On embarque donc, sur un jazz rythmé ponctué par des images de pellicules "scratchées" en guise de générique, dans un drôle de monde, fait de comédie fine et de délire, le tout saupoudré d’ironie. Précisons que State and Main n’est pas du plus grand Mamet, si l’on s’attend à retrouver la méchanceté mordante, la critique acerbe de la médiocrité, et le jargon des héros désabusés. Mais c’est du Mamet maestro, si l’on prend ce film comme un véritable hommage à la comédie romantique américaine d’antan; comme un exercice de style précis, construit avec la même verve que les autres, mais la sourdine en plus. De la raillerie aimable et poétique sur le mode mineur…

Dans State and Main, on retrouve en effet tous les éléments qui ont fait les grandes heures du genre. Nous sommes dans le monde de Preston Sturges et de Capra. D’ailleurs, le nom du maire, George Bailey, est celui donné à James Stewart dans le classique It’s a Wonderful Life. Et les deux films partagent le même thème: l’indéracinable pouvoir de la seconde chance. Celui de faire les mêmes erreurs deux fois de suite pour Alec Baldwin, ou celui de remettre son honneur sur les rails pour Philip Seymour Hoffman. Pour les amoureux de la comédie romantique, comment bouder son plaisir! Souvenez-vous de Mr. Deeds Goes to Town, toujours de Capra, où un candide joueur de tuba du Vermont se retrouve pris dans les manigances des malins de la ville, à cause d’un héritage: on retrouve la folie douce des deux vieilles amies de Longfellow Deeds dans les petits vieux philosophes, le discours absurde du docteur, la maturité des enfants, et la naïveté des adultes. À Waterford, tout le monde a des réponses à tout, la cosmogonie se résume à la ville; la fierté, au vitrail de la caserne des pompiers; et le passé, à un trou inexpliqué dans la gloire locale des Huskies, et à un incendie qui ravagea des bâtiments, dont le fameux moulin qui devait servir de décor pour The Old Mill. Et Gary Cooper (Longfellow Deeds) lègue toute son innocence au personnage de Philip Seymour Hoffman. Mamet a même concocté les tics nécessaires au héros: son incessant changement de lunettes, sa maladresse et son incapacité à formuler clairement sa pensée, alors qu’il est, justement, le maître des mots dans toute cette histoire!
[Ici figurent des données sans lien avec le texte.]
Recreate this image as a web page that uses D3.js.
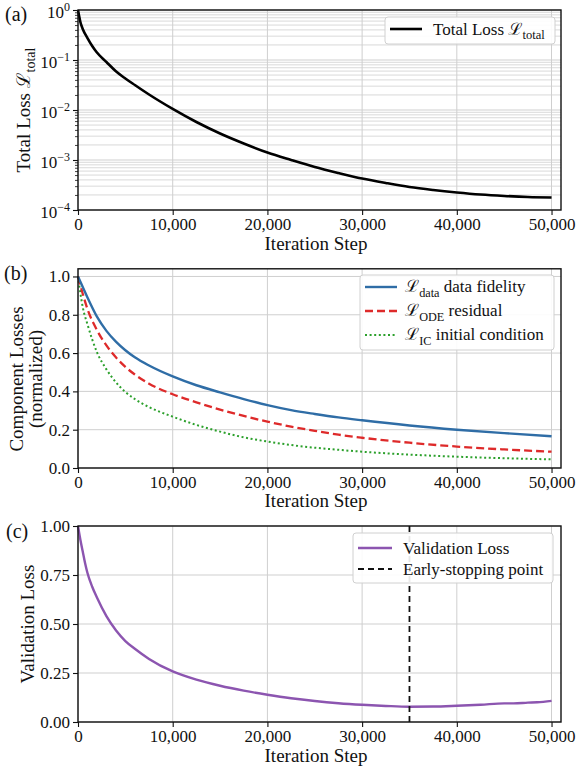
<!DOCTYPE html>
<html>
<head>
<meta charset="utf-8">
<script src="https://cdn.jsdelivr.net/npm/d3@7"></script>
<style>
  html, body { margin: 0; padding: 0; background: #fff; }
  svg { display: block; }
  text { font-family: "Liberation Serif", "Times New Roman", Times, Tinos, "Nimbus Roman", "DejaVu Serif", "Noto Serif", serif; fill: #111; }
</style>
</head>
<body>
<svg id="chart" width="578" height="773"></svg>
<script>
// ---------------- DATA ----------------
const xTicks = [0, 10000, 20000, 30000, 40000, 50000];

// Panel (a): total loss (log scale)
const stepsA = [0, 100, 250, 500, 1000, 1500, 2000, 3000, 4000, 5000, 6000, 7500, 10000, 12500, 15000, 17500, 20000, 22500, 25000, 27500, 30000, 32500, 35000, 37500, 40000, 42500, 45000, 47500, 50000];
const totalLoss = [1.0, 0.79, 0.575, 0.417, 0.275, 0.191, 0.141, 0.0912, 0.0596, 0.0427, 0.0316, 0.0204, 0.0105, 0.00575, 0.00339, 0.00214, 0.00141, 0.001, 0.000724, 0.00055, 0.000427, 0.000347, 0.000288, 0.000251, 0.000224, 0.000204, 0.000191, 0.000182, 0.000178];
const logTicks = [1e-4, 1e-3, 1e-2, 1e-1, 1];
const logTickExp = ["−4", "−3", "−2", "−1", "0"];

// Panel (b): component losses (normalized)
const stepsB = [0, 500, 1000, 2000, 3000, 4000, 5000, 6000, 7500, 10000, 12500, 15000, 17500, 20000, 22500, 25000, 27500, 30000, 35000, 40000, 45000, 50000];
const dataLoss = [1.0, 0.945, 0.89, 0.79, 0.716, 0.66, 0.615, 0.578, 0.535, 0.478, 0.432, 0.395, 0.36, 0.328, 0.302, 0.282, 0.264, 0.249, 0.222, 0.2, 0.182, 0.166];
const odeLoss  = [1.0, 0.91, 0.83, 0.72, 0.64, 0.578, 0.528, 0.488, 0.44, 0.385, 0.343, 0.305, 0.272, 0.242, 0.216, 0.194, 0.174, 0.158, 0.132, 0.112, 0.097, 0.085];
const icLoss   = [1.0, 0.84, 0.75, 0.605, 0.515, 0.448, 0.397, 0.36, 0.318, 0.268, 0.225, 0.19, 0.16, 0.138, 0.12, 0.106, 0.095, 0.085, 0.07, 0.059, 0.051, 0.045];
const yTicksB = [0, 0.2, 0.4, 0.6, 0.8, 1.0];

// Panel (c): validation loss
const stepsC = [0, 250, 500, 750, 1000, 1500, 2000, 3000, 4000, 5000, 6000, 7500, 10000, 12500, 15000, 17500, 20000, 22500, 25000, 27500, 30000, 32500, 35000, 37500, 40000, 42500, 45000, 46000, 47500, 48500, 50000];
const valLoss = [1.0, 0.93, 0.87, 0.81, 0.76, 0.69, 0.635, 0.54, 0.468, 0.413, 0.374, 0.322, 0.258, 0.216, 0.185, 0.16, 0.139, 0.121, 0.107, 0.096, 0.088, 0.082, 0.078, 0.079, 0.083, 0.088, 0.095, 0.095, 0.099, 0.101, 0.108];
const earlyStop = 35000;
const yTicksC = [0, 0.25, 0.5, 0.75, 1.0];

// ---------------- DRAW ----------------
const svg = d3.select("#chart");
const X0 = 78, X1 = 561;
const x = d3.scaleLinear().domain([0, 51000]).range([X0, X1]);
const gridColor = "#cfcfcf";
const fmtX = d3.format(",");
const FONT = '"Liberation Serif", "Times New Roman", Times, Tinos, "Nimbus Roman", "DejaVu Serif", serif';

function frame(g, top, bottom) {
  g.append("rect").attr("x", X0).attr("y", top).attr("width", X1 - X0).attr("height", bottom - top)
    .attr("fill", "none").attr("stroke", "#111").attr("stroke-width", 1.4);
}
function vgrid(g, top, bottom) {
  g.selectAll(null).data(xTicks).enter().append("line")
    .attr("x1", d => x(d)).attr("x2", d => x(d)).attr("y1", top).attr("y2", bottom)
    .attr("stroke", gridColor).attr("stroke-width", 1);
}
function styleAxis(ax) {
  ax.attr("font-family", FONT);
  ax.select(".domain").remove();
  ax.selectAll("line").attr("stroke", "#111").attr("stroke-width", 1.1);
  ax.selectAll("text").attr("font-size", 17).attr("fill", "#111");
}
function xAxis(g, bottom) {
  const ax = g.append("g").attr("transform", `translate(0,${bottom})`)
    .call(d3.axisBottom(x).tickValues(xTicks).tickFormat(fmtX).tickSize(5).tickPadding(3));
  styleAxis(ax);
}
function xTitle(g, y) {
  g.append("text").attr("x", 316).attr("y", y).attr("text-anchor", "middle").attr("font-size", 19).text("Iteration Step");
}
function panelLabel(g, txt, xx, yy) {
  g.append("text").attr("x", xx).attr("y", yy).attr("font-size", 20).text(txt);
}
function legendBox(g, x0, y0, w, h) {
  g.append("rect").attr("x", x0).attr("y", y0).attr("width", w).attr("height", h).attr("rx", 3)
    .attr("fill", "rgba(255,255,255,0.9)").attr("stroke", "#d0d0d0").attr("stroke-width", 1);
}
function subText(g, xx, yy, sub, rest, size) {
  const t = g.append("text").attr("x", xx).attr("y", yy).attr("font-size", size);
  t.append("tspan").text("ℒ");
  t.append("tspan").attr("font-size", size * 0.72).attr("dy", size * 0.28).text(sub);
  t.append("tspan").attr("dy", -size * 0.28).text(rest);
  return t;
}

// ===== Panel (a) =====
(function () {
  const top = 10, bottom = 210;
  const g = svg.append("g");
  const y = d3.scaleLog().domain([1e-4, 1]).range([bottom, top]);
  const minor = [];
  for (let e = -4; e < 0; e++) for (let m = 2; m <= 9; m++) minor.push(m * Math.pow(10, e));
  g.selectAll(null).data(minor).enter().append("line")
    .attr("x1", X0).attr("x2", X1).attr("y1", d => y(d)).attr("y2", d => y(d))
    .attr("stroke", gridColor).attr("stroke-width", 0.8);
  g.selectAll(null).data(logTicks).enter().append("line")
    .attr("x1", X0).attr("x2", X1).attr("y1", d => y(d)).attr("y2", d => y(d))
    .attr("stroke", gridColor).attr("stroke-width", 1);
  vgrid(g, top, bottom);

  const line = d3.line().x((d, i) => x(stepsA[i])).y(d => y(d)).curve(d3.curveMonotoneX);
  g.append("path").datum(totalLoss).attr("d", line).attr("fill", "none").attr("stroke", "#000").attr("stroke-width", 2.6);

  const ay = g.append("g").attr("transform", `translate(${X0},0)`)
    .call(d3.axisLeft(y).tickValues(logTicks).tickFormat("").tickSize(5));
  ay.select(".domain").remove();
  ay.selectAll("line").attr("stroke", "#111").attr("stroke-width", 1.1);
  const am = g.append("g").attr("transform", `translate(${X0},0)`)
    .call(d3.axisLeft(y).tickValues(minor).tickFormat("").tickSize(3));
  am.select(".domain").remove();
  am.selectAll("line").attr("stroke", "#111").attr("stroke-width", 0.8);
  logTicks.forEach((v, i) => {
    const t = g.append("text").attr("x", 70).attr("y", y(v) + 7.5).attr("text-anchor", "end").attr("font-size", 17);
    t.append("tspan").text("10");
    t.append("tspan").attr("font-size", 12).attr("dy", -7).text(logTickExp[i]);
  });
  xAxis(g, bottom);
  frame(g, top, bottom);
  xTitle(g, 250);
  panelLabel(g, "(a)", 5, 21);

  const yt = g.append("text").attr("transform", `translate(30,${(top + bottom) / 2}) rotate(-90)`)
    .attr("text-anchor", "middle").attr("font-size", 19);
  yt.append("tspan").text("Total Loss ℒ");
  yt.append("tspan").attr("font-size", 14).attr("dy", 5).text("total");

  legendBox(g, 385, 17, 170, 27);
  g.append("line").attr("x1", 390).attr("x2", 422).attr("y1", 29).attr("y2", 29).attr("stroke", "#000").attr("stroke-width", 2.6);
  const lt = g.append("text").attr("x", 433).attr("y", 35).attr("font-size", 17);
  lt.append("tspan").text("Total Loss ℒ");
  lt.append("tspan").attr("font-size", 12.5).attr("dy", 4).text("total");
})();

// ===== Panel (b) =====
(function () {
  const top = 268.8, bottom = 468;
  const g = svg.append("g");
  const y = d3.scaleLinear().domain([0, 1.04]).range([bottom, top]);
  g.selectAll(null).data(yTicksB).enter().append("line")
    .attr("x1", X0).attr("x2", X1).attr("y1", d => y(d)).attr("y2", d => y(d))
    .attr("stroke", gridColor).attr("stroke-width", 1);
  vgrid(g, top, bottom);

  const mk = arr => d3.line().x((d, i) => x(stepsB[i])).y(d => y(d)).curve(d3.curveMonotoneX)(arr);
  g.append("path").attr("d", mk(icLoss)).attr("fill", "none").attr("stroke", "#2ca02c").attr("stroke-width", 2).attr("stroke-dasharray", "2,2.6");
  g.append("path").attr("d", mk(odeLoss)).attr("fill", "none").attr("stroke", "#de2a2a").attr("stroke-width", 2.3).attr("stroke-dasharray", "8,4");
  g.append("path").attr("d", mk(dataLoss)).attr("fill", "none").attr("stroke", "#2f6da6").attr("stroke-width", 2.4);

  const ay = g.append("g").attr("transform", `translate(${X0},0)`)
    .call(d3.axisLeft(y).tickValues(yTicksB).tickFormat(d3.format(".1f")).tickSize(5).tickPadding(3));
  styleAxis(ay);
  xAxis(g, bottom);
  frame(g, top, bottom);
  xTitle(g, 507);
  panelLabel(g, "(b)", 4, 280);

  g.append("text").attr("transform", `translate(23,379) rotate(-90)`).attr("text-anchor", "middle").attr("font-size", 19).text("Component Losses");
  g.append("text").attr("transform", `translate(42,379) rotate(-90)`).attr("text-anchor", "middle").attr("font-size", 19).text("(normalized)");

  legendBox(g, 360, 275, 194, 75);
  const rows = [287, 311, 335];
  g.append("line").attr("x1", 365).attr("x2", 397).attr("y1", rows[0]).attr("y2", rows[0]).attr("stroke", "#2f6da6").attr("stroke-width", 2.4);
  g.append("line").attr("x1", 365).attr("x2", 397).attr("y1", rows[1]).attr("y2", rows[1]).attr("stroke", "#de2a2a").attr("stroke-width", 2.3).attr("stroke-dasharray", "8,4");
  g.append("line").attr("x1", 365).attr("x2", 397).attr("y1", rows[2]).attr("y2", rows[2]).attr("stroke", "#2ca02c").attr("stroke-width", 2).attr("stroke-dasharray", "2,2.6");
  subText(g, 405, rows[0] + 5, "data", " data fidelity", 17);
  subText(g, 405, rows[1] + 5, "ODE", " residual", 17);
  subText(g, 405, rows[2] + 5, "IC", " initial condition", 17);
})();

// ===== Panel (c) =====
(function () {
  const top = 526, bottom = 722;
  const g = svg.append("g");
  const y = d3.scaleLinear().domain([0, 1]).range([bottom, top]);
  g.selectAll(null).data(yTicksC).enter().append("line")
    .attr("x1", X0).attr("x2", X1).attr("y1", d => y(d)).attr("y2", d => y(d))
    .attr("stroke", gridColor).attr("stroke-width", 1);
  vgrid(g, top, bottom);

  const line = d3.line().x((d, i) => x(stepsC[i])).y(d => y(d)).curve(d3.curveMonotoneX);
  g.append("path").datum(valLoss).attr("d", line).attr("fill", "none").attr("stroke", "#8c55b0").attr("stroke-width", 2.4);
  g.append("line").attr("x1", x(earlyStop)).attr("x2", x(earlyStop)).attr("y1", top).attr("y2", bottom)
    .attr("stroke", "#111").attr("stroke-width", 1.8).attr("stroke-dasharray", "6,4");

  const ay = g.append("g").attr("transform", `translate(${X0},0)`)
    .call(d3.axisLeft(y).tickValues(yTicksC).tickFormat(d3.format(".2f")).tickSize(5).tickPadding(3));
  styleAxis(ay);
  xAxis(g, bottom);
  frame(g, top, bottom);
  xTitle(g, 762);
  panelLabel(g, "(c)", 6, 538);

  g.append("text").attr("transform", `translate(34,${(top + bottom) / 2}) rotate(-90)`).attr("text-anchor", "middle").attr("font-size", 19).text("Validation Loss");

  legendBox(g, 353, 533, 200, 50);
  g.append("line").attr("x1", 358).attr("x2", 392).attr("y1", 548).attr("y2", 548).attr("stroke", "#8c55b0").attr("stroke-width", 2.4);
  g.append("line").attr("x1", 358).attr("x2", 392).attr("y1", 569).attr("y2", 569).attr("stroke", "#111").attr("stroke-width", 1.8).attr("stroke-dasharray", "6,4");
  g.append("text").attr("x", 403).attr("y", 554).attr("font-size", 17).text("Validation Loss");
  g.append("text").attr("x", 403).attr("y", 575).attr("font-size", 17).text("Early-stopping point");
})();
</script>
</body>
</html>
Enfin, difficile de passer outre au verbe: les phrases assassines lancées à bout portant par le duo William H. Macy (réalisateur) et David Paymer (avocat), du ton las de ceux qui savent d’abord sourire pour mieux tuer par la suite, font mouche chaque fois. Les acteurs s’amusent et le casting est parfait. Les stars sont des nouilles, les artisans du cinéma sont des esclaves, les adolescentes sont un rien perverses, les politiciens sont des pourris, les docteurs, des croque-morts sympathiques, et les écrivains ont le beau rôle… C’est simple, du tout-cuit; mais quand ça roule, on adore ça.